There are many options.

(1)

you can improve your algoritghm by using

for a = 0 to 25 
  for b = a+1 to 25  // use ascending-order rule 
    for c = b+1 to 25

etc - this eliminates duplicate checking, taking advantage of the factorial nature of the problem

(2)

you can alternatively implement these as a single for loop over the whole N^R items (if you chose R items from N), and discard permutations that are not in full ascending order. This is good if you don't know R beforehand.
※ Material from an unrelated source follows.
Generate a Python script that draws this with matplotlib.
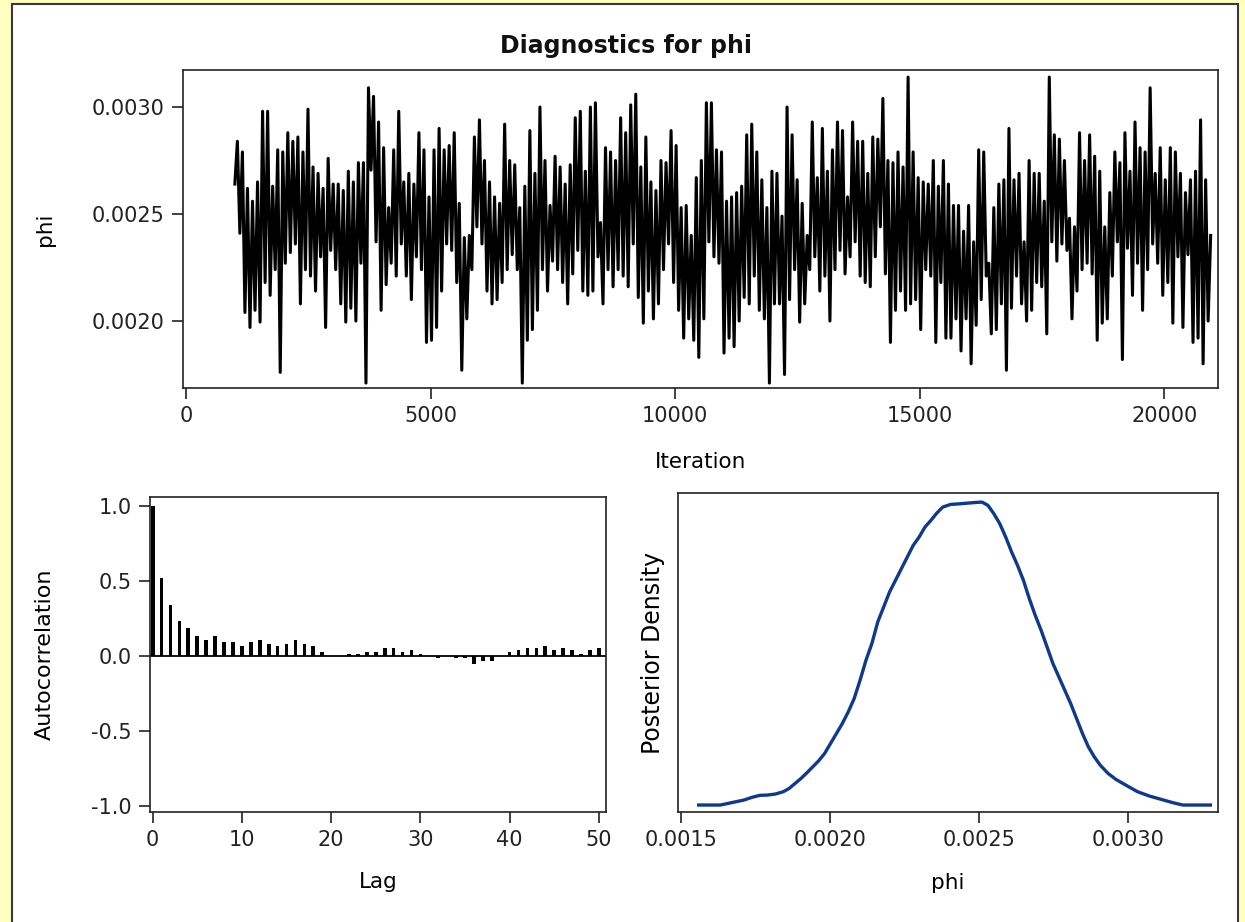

Imagine you are counting in base N

for i = 0 to N^R // count in base N
  for digit = 0 to R 
    value[digit] = (i/N^digit) mod (N^(digit+1)) // extract the required digit
    if digit>0 && value[digit]<value[digit-1], SKIP  

In other words, you count sequentially on these R indexes.

(3)

The final option, which is longer to code but more efficient for large R and N, is to use a set of indices:

// i is an array size R, with items ranging from 0 to N
i = int[]{ 0, 1, 2, 3, 4 }; // each is an index of the items in N

while !finished
    j=0; // index to start incrementing at
    i[j] ++;

then if you go above N on any index, increase j, increment i[j], and set all the i[k<j] to [0 1 2 ... j-1], and start counting again! this cycles most efficiently through all combinations.